The resemblance of certain ritual observances between Mythranism and Christianity are obvious and do not need to be pointed out. And so, the “seasons” of the death and resurrection of Paul’s, Christ, come to be the same as several pagan religions, and are based on similar principles.

If it were necessary to draw additional parallels, the choices are myriad. Isis, and immortality as a major theme, found its way into man’s major religions long before Paul began his search for “life immortal.”

Those who were initiated into the secret rites of these pagan religions, like Osiris, believed they could triumph over the death. (The Interpreter’s Bible; Volume 7: Page 93)

None of this was new to the thoughts of man, Paul merely had to adapt it to suit his own purpose and another doctrine was set into place. An escape from death became the major theme, and it was accomplished through the blood offering of a human sacrifice and thence, the resurrection of the ‘dead’ god. There is no difference here between the beliefs that were very much alive in Paul’s time, and that which he preached. Aware or not, he was framing the establishment that would rule men’s lives for almost two thousand years.

And it is proper for this student to note that none of these beliefs were in evidence in the practices of the Disciples, or in, The Jerusalem Church, or in the minds of those who knew The Christ, until Paul unleashed his theological tirades.

Now, as compassionate as this letter was meant to be, Paul follows his method of operation to the last letter. How many times does this man end his salutations to a congregation with an open threat? In the midst of his platitudes, Paul takes time to remark on the fate of ‘other’ Christians who do not completely follow his gospel.

“For many of whom I have often told you and now tell you even with tears, live as enemies of the cross of Christ. Their end is destruction… ” (Philippians 3:18-19; RSV)

If Peake’s Commentary, is attempting to be sarcastic, or is simply reflecting Paul’s own opinion, we do not know, but the reference to his example of perfect Christian living is listed here as information. (Peake’s Commentary on the Bible; Page 988: 862e)

In the final section of his letter, Paul makes reference once again to two women, “…Euodia and Syntyche… help these women, for they labored side by side with me in the gospel together with Clement and the rest of my fellow workers…” (Philippians 4:3; RSV)

Both Peake’s, and The Interpreter’s Bible, believe that one of these women may have been the, Lydia, referred to in Acts. Obviously, they had been a vital part of Paul’s ministry early in Philippi, possibly allowing him to use their homes as meeting places, or places of worship, within the congregational network.

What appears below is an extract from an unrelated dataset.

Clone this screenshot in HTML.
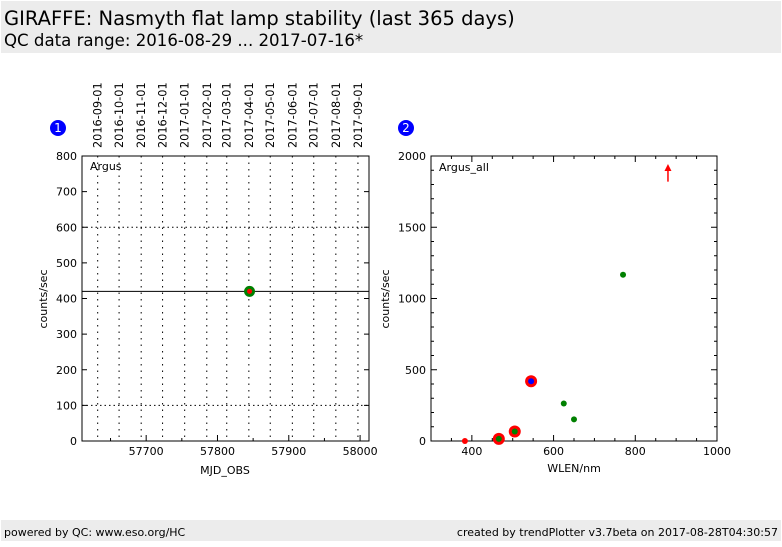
<!DOCTYPE html>
<html><head><meta charset="utf-8"><style>
body{margin:0;background:#fff;font-family:"Liberation Sans",sans-serif;}
svg text{font-family:"DejaVu Sans","Liberation Sans",sans-serif;}
</style></head><body>
<svg id="s" width="782" height="542" xmlns="http://www.w3.org/2000/svg">
<rect x="1" y="1" width="780" height="52" fill="#ececec"/>
<text x="4" y="25" font-size="19.5">GIRAFFE: Nasmyth flat lamp stability (last 365 days)</text>
<text x="4" y="46" font-size="16.6">QC data range: 2016-08-29 ... 2017-07-16*</text>
<rect x="1" y="520" width="780" height="21" fill="#ececec"/>
<text x="4" y="536" font-size="11">powered by QC: www.eso.org/HC</text>
<text x="778" y="536" font-size="11" text-anchor="end">created by trendPlotter v3.7beta on 2017-08-28T04:30:57</text>
<g id="p1"></g>
<g id="p2"></g>
</svg>
<script>
const months=["2016-09-01","2016-10-01","2016-11-01","2016-12-01","2017-01-01","2017-02-01","2017-03-01","2017-04-01","2017-05-01","2017-06-01","2017-07-01","2017-08-01","2017-09-01"];
const monthMjd=[57632,57662,57693,57723,57754,57785,57813,57844,57874,57905,57935,57966,57997];
const xTicks1=[57700,57800,57900,58000];
const yTicks1=[0,100,200,300,400,500,600,700,800];
const p1Mjd=[57845];
const p1Val=[420];
const p1Avg=420, p1Lo=100, p1Hi=600;
const wlen=[383,466,505,545,625,650,770];
const wlenVal=[0,15,67,419,263,152,1167];
const wlenType=["red","redgreen","redgreen","redblue","green","green","green"];
const arrowX=880, arrowY0=1820, arrowY1=1930;
const xTicks2=[400,600,800,1000];
const yTicks2=[0,500,1000,1500,2000];
const NS="http://www.w3.org/2000/svg";
function mk(p,t,a,name){const e=document.createElementNS(NS,t);for(const k in a)e.setAttribute(k,a[k]);


p.appendChild(e);return e;}
function txt(p,x,y,s,fs,anchor,name,rot){const e=mk(p,'text',{x:x,y:y,'font-size':fs,'text-anchor':anchor||'start'},name);if(rot)e.setAttribute('transform',`rotate(-90 ${x} ${y})`);e.textContent=s;return e;}
const g1=document.getElementById('p1'),g2=document.getElementById('p2');
// plot 1
const L1=82,R1=369,T=156,B=441;
const XMIN1=57610, XMAX1=58012.5;
const x1=v=>L1+(v-XMIN1)/(XMAX1-XMIN1)*(R1-L1);
const y1=v=>B-v/800*(B-T);
monthMjd.forEach((m,i)=>{const x=x1(m);mk(g1,'line',{x1:x,x2:x,y1:T,y2:B,stroke:'#000','stroke-dasharray':'1.5,5'},'month-gridline');
txt(g1,x+4,148,months[i],11.3,'start','month-label',true);});
[p1Lo,p1Hi].forEach(v=>mk(g1,'line',{x1:L1,x2:R1,y1:y1(v),y2:y1(v),stroke:'#000','stroke-dasharray':'1.5,3'},'limit-line'));
mk(g1,'line',{x1:L1,x2:R1,y1:y1(p1Avg),y2:y1(p1Avg),stroke:'#000'},'average-line');
mk(g1,'rect',{x:L1,y:T,width:R1-L1,height:B-T,fill:'none',stroke:'#000'},'plot-frame');
yTicks1.forEach(v=>{const y=y1(v);mk(g1,'line',{x1:L1,x2:L1+5,y1:y,y2:y,stroke:'#000'},'y-tick');mk(g1,'line',{x1:R1-5,x2:R1,y1:y,y2:y,stroke:'#000'},'y-tick');
txt(g1,L1-5,y+4,String(v),11,'end','y-tick-label');});
for(let v=57650;v<=58000;v+=50){const x=x1(v),l=v%100==0?6:3;mk(g1,'line',{x1:x,x2:x,y1:B,y2:B-l,stroke:'#000'},'x-tick');}
xTicks1.forEach(v=>{const x=x1(v);txt(g1,x,455,String(v),11,'middle','x-tick-label');});
p1Mjd.forEach((m,i)=>{mk(g1,'circle',{cx:x1(m),cy:y1(p1Val[i]),r:5.5,fill:'#008000'},'data-point');mk(g1,'circle',{cx:x1(m),cy:y1(p1Val[i]),r:2.5,fill:'#f00'},'data-point-center');});
txt(g1,90,170,'Argus',11,'start','panel-label');
txt(g1,225,474,'MJD_OBS',11,'middle','x-axis-title');
txt(g1,47,299,'counts/sec',11,'middle','y-axis-title',true);
mk(g1,'circle',{cx:58,cy:128,r:8,fill:'#00f'},'badge-1');txt(g1,58,132,'1',12,'middle','badge-1-label').setAttribute('fill','#fff');
// plot 2
const L2=431,R2=717;
const x2=v=>L2+(v-300)/700*(R2-L2);
const y2=v=>B-v/2000*(B-T);
mk(g2,'rect',{x:L2,y:T,width:R2-L2,height:B-T,fill:'none',stroke:'#000'},'plot-frame');
for(let v=0;v<=2000;v+=100){const y=y2(v),l=v%500==0?6:3;mk(g2,'line',{x1:L2,x2:L2+l,y1:y,y2:y,stroke:'#000'},'y-tick');mk(g2,'line',{x1:R2-l,x2:R2,y1:y,y2:y,stroke:'#000'},'y-tick');}
for(let v=300;v<=1000;v+=50){const x=x2(v),l=v%200==0?6:3;mk(g2,'line',{x1:x,x2:x,y1:B,y2:B-l,stroke:'#000'},'x-tick');mk(g2,'line',{x1:x,x2:x,y1:T,y2:T+l,stroke:'#000'},'x-tick');}
yTicks2.forEach(v=>txt(g2,L2-5,y2(v)+4,String(v),11,'end','y-tick-label'));
xTicks2.forEach(v=>txt(g2,x2(v),455,String(v),11,'middle','x-tick-label'));
wlen.forEach((w,i)=>{const cx=x2(w),cy=y2(wlenVal[i]),t=wlenType[i];
if(t=="red")mk(g2,'circle',{cx:cx,cy:cy,r:3,fill:'#f00'},'data-point');
else if(t=="green")mk(g2,'circle',{cx:cx,cy:cy,r:3,fill:'#008000'},'data-point');
else{mk(g2,'circle',{cx:cx,cy:cy,r:6,fill:'#f00'},'data-point');mk(g2,'circle',{cx:cx,cy:cy,r:3,fill:t=="redblue"?'#00f':'#008000'},'data-point-center');}});
mk(g2,'line',{x1:x2(arrowX),x2:x2(arrowX),y1:y2(arrowY0),y2:y2(arrowY1)+4,stroke:'#f00','stroke-width':1.5},'out-of-range-arrow');
mk(g2,'polygon',{points:`${x2(arrowX)-3.5},${y2(arrowY1)+5} ${x2(arrowX)+3.5},${y2(arrowY1)+5} ${x2(arrowX)},${y2(arrowY1)-2}`,fill:'#f00'},'arrow-head');
txt(g2,439,171,'Argus_all',11,'start','panel-label');
txt(g2,574,472,'WLEN/nm',11,'middle','x-axis-title');
txt(g2,389,299,'counts/sec',11,'middle','y-axis-title',true);
mk(g2,'circle',{cx:406,cy:128,r:8,fill:'#00f'},'badge-2');txt(g2,406,132,'2',12,'middle','badge-2-label').setAttribute('fill','#fff');
</script>
</body></html>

But Paul still must be sure that his work and authority are recognized.

“What you have learned and received and heard and seen in me, do; and the God of peace will be with you.” (Philippians 4:9; RSV)

And if you didn’t…

Paul ends with a thank you ‘note’, for the money gift that the Philippians have sent to him. Some theologians have considered Paul’s statement as being ‘trite’ and a ‘thanks’ that may have been more in a sarcastic mode than any other. We do not know how large an amount was given.

Lohmeyer considers this as the ‘thankless thanks’. (Peake’s Commentary on the Bible; Page 988: 863b)

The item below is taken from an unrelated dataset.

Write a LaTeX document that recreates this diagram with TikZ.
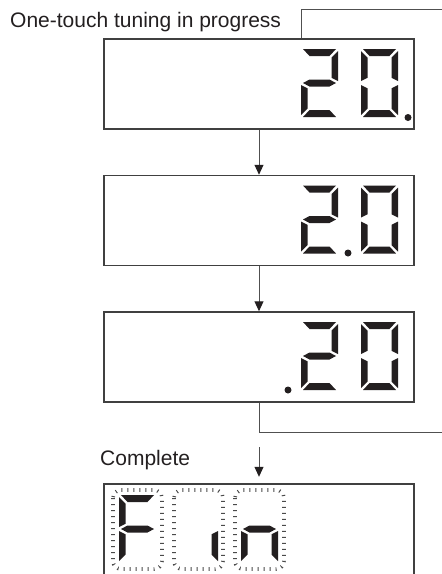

He may also have been insulted by the amount they sent him, considering it beneath his ‘worth’. However, Paul’s staunch defenders do not weaken, even in the sight of contradiction.

A final word in conclusion of this letter, referring to Paul’s use of the phrase, “…the book of life.” (Philippians 4:3; RSV and KJV)

This is another invention ‘of speech’ originated by Paul for his ‘congregations, which was taken from the practice of listing the inhabitants of towns and cities in a book for an approximate census.

This phrase is also used in Apocalyptic thought. It appears several times in the book of Revelation.” (The Interpreter’s Bible; Volume 11: Page 108)

That which Paul evolves through his letters finds expression in Philippians. Its final exposition is contained in Ephesians.